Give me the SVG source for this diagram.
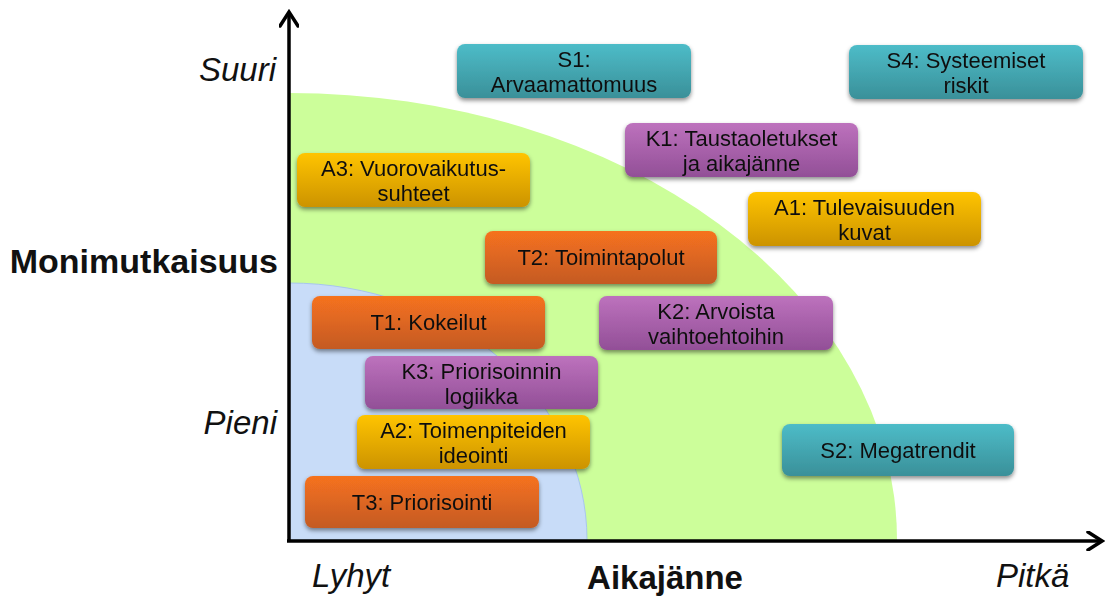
<svg xmlns="http://www.w3.org/2000/svg" width="1109" height="603" viewBox="0 0 1109 603">
  <defs>
    <linearGradient id="gTeal" x1="0" y1="0" x2="0" y2="1">
      <stop offset="0" stop-color="#4dbcc8"/>
      <stop offset="1" stop-color="#3a9099"/>
    </linearGradient>
    <linearGradient id="gPurple" x1="0" y1="0" x2="0" y2="1">
      <stop offset="0" stop-color="#bd72bd"/>
      <stop offset="1" stop-color="#924f97"/>
    </linearGradient>
    <linearGradient id="gAmber" x1="0" y1="0" x2="0" y2="1">
      <stop offset="0" stop-color="#ffc400"/>
      <stop offset="1" stop-color="#cc9300"/>
    </linearGradient>
    <linearGradient id="gOrange" x1="0" y1="0" x2="0" y2="1">
      <stop offset="0" stop-color="#f6721f"/>
      <stop offset="1" stop-color="#c45a22"/>
    </linearGradient>
    <filter id="shadow" x="-10%" y="-20%" width="120%" height="150%">
      <feDropShadow dx="0" dy="2.5" stdDeviation="2" flood-color="#000" flood-opacity="0.45"/>
    </filter>
    <marker id="chev" viewBox="0 0 20 20" refX="17" refY="10" markerWidth="20" markerHeight="20" markerUnits="userSpaceOnUse" orient="auto">
      <path d="M3,1 L17,10 L3,19" fill="none" stroke="#000" stroke-width="3.5" stroke-linecap="round" stroke-linejoin="miter"/>
    </marker>
  </defs>
  <style>
    .box { filter: url(#shadow); }
    .box rect { rx: 8px; ry: 8px; }
    .teal rect { fill: url(#gTeal); }
    .purple rect { fill: url(#gPurple); }
    .amber rect { fill: url(#gAmber); }
    .orange rect { fill: url(#gOrange); }
    .lbl { font-family: "Liberation Sans", Arial, sans-serif; font-size: 22px; fill: #111; text-anchor: middle; }
    .ax { font-family: "Liberation Sans", Arial, sans-serif; fill: #111; }
    .it { font-style: italic; font-size: 33px; }
    .bd { font-weight: bold; }
    .axis { fill: none; stroke: #000; stroke-width: 3.5; }
  </style>

  <rect width="1109" height="603" fill="#fff"/>

  <!-- zones: long-term / short-term quarter ellipses -->
  <g id="zones">
    <path id="zone-long" d="M289,540 L289,93 A608,447 0 0 1 897,540 Z" fill="#ccfe9a"/>
    <path id="zone-short" d="M289,540 L289,283 A298,257 0 0 1 587,540 Z" fill="#c8dcf8" stroke="#a8c6ee" stroke-width="1"/>
  </g>

  <!-- axes -->
  <g id="connectors">
    <line class="axis" x1="289" y1="541" x2="289" y2="12" marker-end="url(#chev)"/>
    <line class="axis" x1="287" y1="541" x2="1102" y2="541" marker-end="url(#chev)"/>
  </g>

  <!-- axis labels -->
  <g id="axis-labels">
    <text class="ax it" x="276" y="81" text-anchor="end">Suuri</text>
    <text class="ax it" x="277" y="434" text-anchor="end">Pieni</text>
    <text class="ax bd" x="278" y="273" font-size="34" text-anchor="end">Monimutkaisuus</text>
    <text class="ax it" x="312" y="587">Lyhyt</text>
    <text class="ax bd" x="665" y="589" font-size="33" text-anchor="middle">Aikajänne</text>
    <text class="ax it" x="996" y="587">Pitkä</text>
  </g>

  <!-- nodes -->
  <g id="S1" class="box teal">
    <rect x="457" y="44" width="234" height="54"/>
    <text class="lbl" x="574" y="67">S1:</text>
    <text class="lbl" x="574" y="92">Arvaamattomuus</text>
  </g>
  <g id="S4" class="box teal">
    <rect x="849" y="45" width="234" height="54"/>
    <text class="lbl" x="966" y="68">S4: Systeemiset</text>
    <text class="lbl" x="966" y="93">riskit</text>
  </g>
  <g id="K1" class="box purple">
    <rect x="625" y="123" width="233" height="54"/>
    <text class="lbl" x="741.5" y="146">K1: Taustaoletukset</text>
    <text class="lbl" x="741.5" y="171">ja aikajänne</text>
  </g>
  <g id="A3" class="box amber">
    <rect x="297" y="153" width="233" height="54"/>
    <text class="lbl" x="413.5" y="176">A3: Vuorovaikutus-</text>
    <text class="lbl" x="413.5" y="201">suhteet</text>
  </g>
  <g id="A1" class="box amber">
    <rect x="748" y="192" width="233" height="54"/>
    <text class="lbl" x="864.5" y="215">A1: Tulevaisuuden</text>
    <text class="lbl" x="864.5" y="240">kuvat</text>
  </g>
  <g id="T2" class="box orange">
    <rect x="485" y="231" width="232" height="53"/>
    <text class="lbl" x="601" y="265">T2: Toimintapolut</text>
  </g>
  <g id="T1" class="box orange">
    <rect x="312" y="296" width="233" height="53"/>
    <text class="lbl" x="428.5" y="330">T1: Kokeilut</text>
  </g>
  <g id="K2" class="box purple">
    <rect x="599" y="296" width="234" height="54"/>
    <text class="lbl" x="716" y="319">K2: Arvoista</text>
    <text class="lbl" x="716" y="344">vaihtoehtoihin</text>
  </g>
  <g id="K3" class="box purple">
    <rect x="365" y="356" width="233" height="53"/>
    <text class="lbl" x="481.5" y="379">K3: Priorisoinnin</text>
    <text class="lbl" x="481.5" y="404">logiikka</text>
  </g>
  <g id="A2" class="box amber">
    <rect x="357" y="415" width="233" height="54"/>
    <text class="lbl" x="473.5" y="438">A2: Toimenpiteiden</text>
    <text class="lbl" x="473.5" y="463">ideointi</text>
  </g>
  <g id="S2" class="box teal">
    <rect x="782" y="424" width="232" height="52"/>
    <text class="lbl" x="898" y="458">S2: Megatrendit</text>
  </g>
  <g id="T3" class="box orange">
    <rect x="305" y="476" width="234" height="52"/>
    <text class="lbl" x="422" y="510">T3: Priorisointi</text>
  </g>
</svg>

--------------------

Written task
Leave out the pictures and print every line of the data exactly.

Solved problem
Give me the SVG source for this diagram.
<svg xmlns="http://www.w3.org/2000/svg" width="1109" height="603" viewBox="0 0 1109 603">
  <defs>
    <linearGradient id="gTeal" x1="0" y1="0" x2="0" y2="1">
      <stop offset="0" stop-color="#4dbcc8"/>
      <stop offset="1" stop-color="#3a9099"/>
    </linearGradient>
    <linearGradient id="gPurple" x1="0" y1="0" x2="0" y2="1">
      <stop offset="0" stop-color="#bd72bd"/>
      <stop offset="1" stop-color="#924f97"/>
    </linearGradient>
    <linearGradient id="gAmber" x1="0" y1="0" x2="0" y2="1">
      <stop offset="0" stop-color="#ffc400"/>
      <stop offset="1" stop-color="#cc9300"/>
    </linearGradient>
    <linearGradient id="gOrange" x1="0" y1="0" x2="0" y2="1">
      <stop offset="0" stop-color="#f6721f"/>
      <stop offset="1" stop-color="#c45a22"/>
    </linearGradient>
    <filter id="shadow" x="-10%" y="-20%" width="120%" height="150%">
      <feDropShadow dx="0" dy="2.5" stdDeviation="2" flood-color="#000" flood-opacity="0.45"/>
    </filter>
    <marker id="chev" viewBox="0 0 20 20" refX="17" refY="10" markerWidth="20" markerHeight="20" markerUnits="userSpaceOnUse" orient="auto">
      <path d="M3,1 L17,10 L3,19" fill="none" stroke="#000" stroke-width="3.5" stroke-linecap="round" stroke-linejoin="miter"/>
    </marker>
  </defs>
  <style>
    .box { filter: url(#shadow); }
    .box rect { rx: 8px; ry: 8px; }
    .teal rect { fill: url(#gTeal); }
    .purple rect { fill: url(#gPurple); }
    .amber rect { fill: url(#gAmber); }
    .orange rect { fill: url(#gOrange); }
    .lbl { font-family: "Liberation Sans", Arial, sans-serif; font-size: 22px; fill: #111; text-anchor: middle; }
    .ax { font-family: "Liberation Sans", Arial, sans-serif; fill: #111; }
    .it { font-style: italic; font-size: 33px; }
    .bd { font-weight: bold; }
    .axis { fill: none; stroke: #000; stroke-width: 3.5; }
  </style>

  <rect width="1109" height="603" fill="#fff"/>

  <!-- zones: long-term / short-term quarter ellipses -->
  <g id="zones">
    <path id="zone-long" d="M289,540 L289,93 A608,447 0 0 1 897,540 Z" fill="#ccfe9a"/>
    <path id="zone-short" d="M289,540 L289,283 A298,257 0 0 1 587,540 Z" fill="#c8dcf8" stroke="#a8c6ee" stroke-width="1"/>
  </g>

  <!-- axes -->
  <g id="connectors">
    <line class="axis" x1="289" y1="541" x2="289" y2="12" marker-end="url(#chev)"/>
    <line class="axis" x1="287" y1="541" x2="1102" y2="541" marker-end="url(#chev)"/>
  </g>

  <!-- axis labels -->
  <g id="axis-labels">
    <text class="ax it" x="276" y="81" text-anchor="end">Suuri</text>
    <text class="ax it" x="277" y="434" text-anchor="end">Pieni</text>
    <text class="ax bd" x="278" y="273" font-size="34" text-anchor="end">Monimutkaisuus</text>
    <text class="ax it" x="312" y="587">Lyhyt</text>
    <text class="ax bd" x="665" y="589" font-size="33" text-anchor="middle">Aikajänne</text>
    <text class="ax it" x="996" y="587">Pitkä</text>
  </g>

  <!-- nodes -->
  <g id="S1" class="box teal">
    <rect x="457" y="44" width="234" height="54"/>
    <text class="lbl" x="574" y="67">S1:</text>
    <text class="lbl" x="574" y="92">Arvaamattomuus</text>
  </g>
  <g id="S4" class="box teal">
    <rect x="849" y="45" width="234" height="54"/>
    <text class="lbl" x="966" y="68">S4: Systeemiset</text>
    <text class="lbl" x="966" y="93">riskit</text>
  </g>
  <g id="K1" class="box purple">
    <rect x="625" y="123" width="233" height="54"/>
    <text class="lbl" x="741.5" y="146">K1: Taustaoletukset</text>
    <text class="lbl" x="741.5" y="171">ja aikajänne</text>
  </g>
  <g id="A3" class="box amber">
    <rect x="297" y="153" width="233" height="54"/>
    <text class="lbl" x="413.5" y="176">A3: Vuorovaikutus-</text>
    <text class="lbl" x="413.5" y="201">suhteet</text>
  </g>
  <g id="A1" class="box amber">
    <rect x="748" y="192" width="233" height="54"/>
    <text class="lbl" x="864.5" y="215">A1: Tulevaisuuden</text>
    <text class="lbl" x="864.5" y="240">kuvat</text>
  </g>
  <g id="T2" class="box orange">
    <rect x="485" y="231" width="232" height="53"/>
    <text class="lbl" x="601" y="265">T2: Toimintapolut</text>
  </g>
  <g id="T1" class="box orange">
    <rect x="312" y="296" width="233" height="53"/>
    <text class="lbl" x="428.5" y="330">T1: Kokeilut</text>
  </g>
  <g id="K2" class="box purple">
    <rect x="599" y="296" width="234" height="54"/>
    <text class="lbl" x="716" y="319">K2: Arvoista</text>
    <text class="lbl" x="716" y="344">vaihtoehtoihin</text>
  </g>
  <g id="K3" class="box purple">
    <rect x="365" y="356" width="233" height="53"/>
    <text class="lbl" x="481.5" y="379">K3: Priorisoinnin</text>
    <text class="lbl" x="481.5" y="404">logiikka</text>
  </g>
  <g id="A2" class="box amber">
    <rect x="357" y="415" width="233" height="54"/>
    <text class="lbl" x="473.5" y="438">A2: Toimenpiteiden</text>
    <text class="lbl" x="473.5" y="463">ideointi</text>
  </g>
  <g id="S2" class="box teal">
    <rect x="782" y="424" width="232" height="52"/>
    <text class="lbl" x="898" y="458">S2: Megatrendit</text>
  </g>
  <g id="T3" class="box orange">
    <rect x="305" y="476" width="234" height="52"/>
    <text class="lbl" x="422" y="510">T3: Priorisointi</text>
  </g>
</svg>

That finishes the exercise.